+++ Provided entries

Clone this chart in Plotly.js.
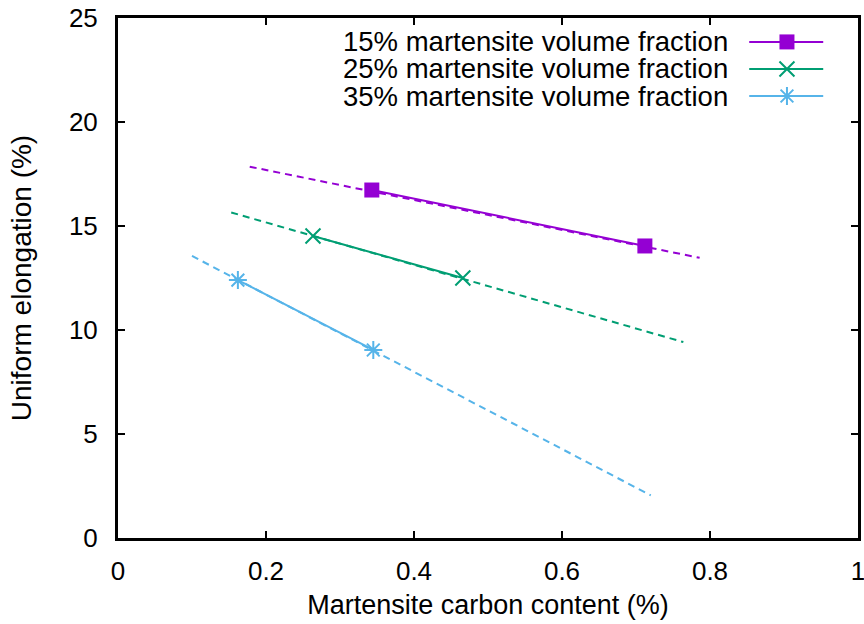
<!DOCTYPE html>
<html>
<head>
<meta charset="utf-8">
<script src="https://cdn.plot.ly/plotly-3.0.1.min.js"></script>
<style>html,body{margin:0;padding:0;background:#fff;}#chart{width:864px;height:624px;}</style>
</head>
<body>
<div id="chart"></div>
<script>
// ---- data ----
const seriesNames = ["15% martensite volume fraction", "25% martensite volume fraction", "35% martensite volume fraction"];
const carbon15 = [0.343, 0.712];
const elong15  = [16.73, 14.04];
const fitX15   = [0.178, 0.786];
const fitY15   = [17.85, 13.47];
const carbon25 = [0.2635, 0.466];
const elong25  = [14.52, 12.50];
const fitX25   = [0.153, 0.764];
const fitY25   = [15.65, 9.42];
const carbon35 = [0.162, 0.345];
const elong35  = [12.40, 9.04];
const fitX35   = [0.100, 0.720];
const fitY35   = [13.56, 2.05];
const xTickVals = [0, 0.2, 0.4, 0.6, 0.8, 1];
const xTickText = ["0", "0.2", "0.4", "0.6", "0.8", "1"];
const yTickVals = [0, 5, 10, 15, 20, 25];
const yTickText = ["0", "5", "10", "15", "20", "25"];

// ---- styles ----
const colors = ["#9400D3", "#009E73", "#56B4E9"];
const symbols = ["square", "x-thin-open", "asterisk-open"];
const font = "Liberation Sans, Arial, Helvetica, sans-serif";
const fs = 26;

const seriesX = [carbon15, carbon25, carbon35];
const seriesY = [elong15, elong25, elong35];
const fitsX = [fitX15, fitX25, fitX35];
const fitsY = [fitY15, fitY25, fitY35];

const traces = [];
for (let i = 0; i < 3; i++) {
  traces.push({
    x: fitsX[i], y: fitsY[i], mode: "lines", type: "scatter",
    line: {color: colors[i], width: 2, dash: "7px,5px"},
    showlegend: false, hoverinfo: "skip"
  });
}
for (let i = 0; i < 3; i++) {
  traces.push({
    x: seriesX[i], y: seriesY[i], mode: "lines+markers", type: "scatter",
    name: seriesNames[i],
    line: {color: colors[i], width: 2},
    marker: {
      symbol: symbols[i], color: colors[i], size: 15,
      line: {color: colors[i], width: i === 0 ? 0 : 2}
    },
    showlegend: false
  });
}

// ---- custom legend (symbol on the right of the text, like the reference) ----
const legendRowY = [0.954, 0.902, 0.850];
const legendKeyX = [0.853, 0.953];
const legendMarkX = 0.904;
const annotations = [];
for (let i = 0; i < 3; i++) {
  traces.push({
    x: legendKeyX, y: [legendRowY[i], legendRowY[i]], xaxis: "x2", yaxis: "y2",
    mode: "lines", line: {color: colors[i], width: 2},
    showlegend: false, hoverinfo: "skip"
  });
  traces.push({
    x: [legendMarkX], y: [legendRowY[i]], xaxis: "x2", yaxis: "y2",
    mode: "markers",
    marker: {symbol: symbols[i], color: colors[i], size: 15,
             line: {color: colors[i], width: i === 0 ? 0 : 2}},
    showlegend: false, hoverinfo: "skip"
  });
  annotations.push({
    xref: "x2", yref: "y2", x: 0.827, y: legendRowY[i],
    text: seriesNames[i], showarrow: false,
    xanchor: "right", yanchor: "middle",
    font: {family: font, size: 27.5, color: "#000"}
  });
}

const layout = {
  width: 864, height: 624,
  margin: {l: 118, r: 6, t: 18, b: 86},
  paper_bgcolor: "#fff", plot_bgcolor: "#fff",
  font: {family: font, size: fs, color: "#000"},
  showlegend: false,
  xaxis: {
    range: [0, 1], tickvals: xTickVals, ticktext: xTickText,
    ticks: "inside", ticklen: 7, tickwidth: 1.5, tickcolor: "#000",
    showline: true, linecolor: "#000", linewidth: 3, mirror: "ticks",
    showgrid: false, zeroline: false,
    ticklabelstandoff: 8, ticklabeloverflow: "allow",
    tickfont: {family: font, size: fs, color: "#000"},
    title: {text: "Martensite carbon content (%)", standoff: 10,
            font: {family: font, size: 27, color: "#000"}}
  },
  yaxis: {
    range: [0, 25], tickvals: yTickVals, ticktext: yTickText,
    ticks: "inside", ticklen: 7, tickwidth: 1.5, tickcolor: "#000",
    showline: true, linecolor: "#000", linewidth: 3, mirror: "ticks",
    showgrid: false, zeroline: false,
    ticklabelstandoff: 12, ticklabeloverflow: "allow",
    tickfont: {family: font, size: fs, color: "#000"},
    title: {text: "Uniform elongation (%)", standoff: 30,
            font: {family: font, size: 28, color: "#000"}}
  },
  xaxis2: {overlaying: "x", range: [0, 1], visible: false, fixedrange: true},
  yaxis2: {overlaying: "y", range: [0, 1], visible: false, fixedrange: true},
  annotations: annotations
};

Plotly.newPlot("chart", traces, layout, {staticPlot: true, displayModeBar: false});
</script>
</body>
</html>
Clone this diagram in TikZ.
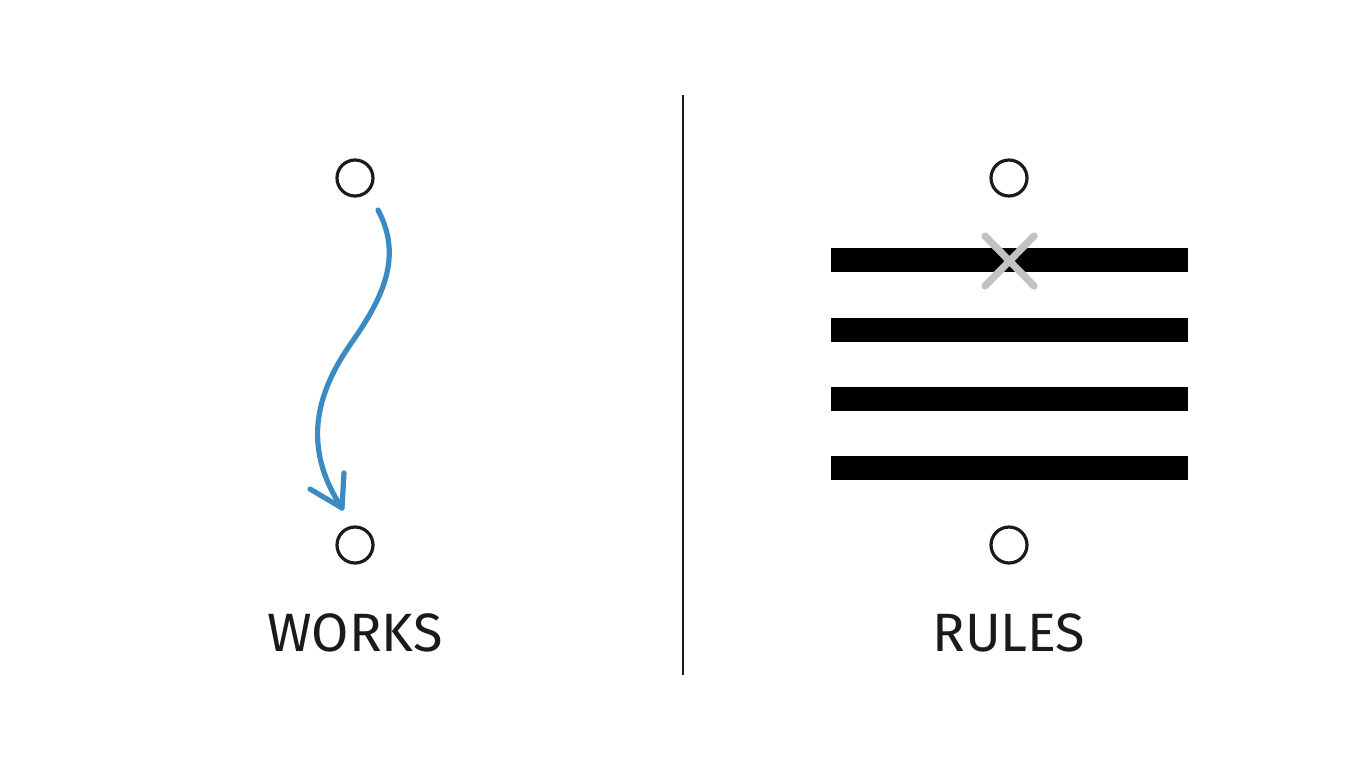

++++++

Do this: Repeat the entries exactly and keep the pictures out of the copy.

Solution for this problem:
Clone this chart in Plotly.js.
<!DOCTYPE html>
<html>
<head>
<meta charset="utf-8">
<script src="https://cdn.plot.ly/plotly-3.0.1.min.js"></script>
<style>html,body{margin:0;padding:0;background:#fff;}#chart{width:864px;height:624px;}</style>
</head>
<body>
<div id="chart"></div>
<script>
// ---- data ----
const seriesNames = ["15% martensite volume fraction", "25% martensite volume fraction", "35% martensite volume fraction"];
const carbon15 = [0.343, 0.712];
const elong15  = [16.73, 14.04];
const fitX15   = [0.178, 0.786];
const fitY15   = [17.85, 13.47];
const carbon25 = [0.2635, 0.466];
const elong25  = [14.52, 12.50];
const fitX25   = [0.153, 0.764];
const fitY25   = [15.65, 9.42];
const carbon35 = [0.162, 0.345];
const elong35  = [12.40, 9.04];
const fitX35   = [0.100, 0.720];
const fitY35   = [13.56, 2.05];
const xTickVals = [0, 0.2, 0.4, 0.6, 0.8, 1];
const xTickText = ["0", "0.2", "0.4", "0.6", "0.8", "1"];
const yTickVals = [0, 5, 10, 15, 20, 25];
const yTickText = ["0", "5", "10", "15", "20", "25"];

// ---- styles ----
const colors = ["#9400D3", "#009E73", "#56B4E9"];
const symbols = ["square", "x-thin-open", "asterisk-open"];
const font = "Liberation Sans, Arial, Helvetica, sans-serif";
const fs = 26;

const seriesX = [carbon15, carbon25, carbon35];
const seriesY = [elong15, elong25, elong35];
const fitsX = [fitX15, fitX25, fitX35];
const fitsY = [fitY15, fitY25, fitY35];

const traces = [];
for (let i = 0; i < 3; i++) {
  traces.push({
    x: fitsX[i], y: fitsY[i], mode: "lines", type: "scatter",
    line: {color: colors[i], width: 2, dash: "7px,5px"},
    showlegend: false, hoverinfo: "skip"
  });
}
for (let i = 0; i < 3; i++) {
  traces.push({
    x: seriesX[i], y: seriesY[i], mode: "lines+markers", type: "scatter",
    name: seriesNames[i],
    line: {color: colors[i], width: 2},
    marker: {
      symbol: symbols[i], color: colors[i], size: 15,
      line: {color: colors[i], width: i === 0 ? 0 : 2}
    },
    showlegend: false
  });
}

// ---- custom legend (symbol on the right of the text, like the reference) ----
const legendRowY = [0.954, 0.902, 0.850];
const legendKeyX = [0.853, 0.953];
const legendMarkX = 0.904;
const annotations = [];
for (let i = 0; i < 3; i++) {
  traces.push({
    x: legendKeyX, y: [legendRowY[i], legendRowY[i]], xaxis: "x2", yaxis: "y2",
    mode: "lines", line: {color: colors[i], width: 2},
    showlegend: false, hoverinfo: "skip"
  });
  traces.push({
    x: [legendMarkX], y: [legendRowY[i]], xaxis: "x2", yaxis: "y2",
    mode: "markers",
    marker: {symbol: symbols[i], color: colors[i], size: 15,
             line: {color: colors[i], width: i === 0 ? 0 : 2}},
    showlegend: false, hoverinfo: "skip"
  });
  annotations.push({
    xref: "x2", yref: "y2", x: 0.827, y: legendRowY[i],
    text: seriesNames[i], showarrow: false,
    xanchor: "right", yanchor: "middle",
    font: {family: font, size: 27.5, color: "#000"}
  });
}

const layout = {
  width: 864, height: 624,
  margin: {l: 118, r: 6, t: 18, b: 86},
  paper_bgcolor: "#fff", plot_bgcolor: "#fff",
  font: {family: font, size: fs, color: "#000"},
  showlegend: false,
  xaxis: {
    range: [0, 1], tickvals: xTickVals, ticktext: xTickText,
    ticks: "inside", ticklen: 7, tickwidth: 1.5, tickcolor: "#000",
    showline: true, linecolor: "#000", linewidth: 3, mirror: "ticks",
    showgrid: false, zeroline: false,
    ticklabelstandoff: 8, ticklabeloverflow: "allow",
    tickfont: {family: font, size: fs, color: "#000"},
    title: {text: "Martensite carbon content (%)", standoff: 10,
            font: {family: font, size: 27, color: "#000"}}
  },
  yaxis: {
    range: [0, 25], tickvals: yTickVals, ticktext: yTickText,
    ticks: "inside", ticklen: 7, tickwidth: 1.5, tickcolor: "#000",
    showline: true, linecolor: "#000", linewidth: 3, mirror: "ticks",
    showgrid: false, zeroline: false,
    ticklabelstandoff: 12, ticklabeloverflow: "allow",
    tickfont: {family: font, size: fs, color: "#000"},
    title: {text: "Uniform elongation (%)", standoff: 30,
            font: {family: font, size: 28, color: "#000"}}
  },
  xaxis2: {overlaying: "x", range: [0, 1], visible: false, fixedrange: true},
  yaxis2: {overlaying: "y", range: [0, 1], visible: false, fixedrange: true},
  annotations: annotations
};

Plotly.newPlot("chart", traces, layout, {staticPlot: true, displayModeBar: false});
</script>
</body>
</html>
Clone this diagram in TikZ.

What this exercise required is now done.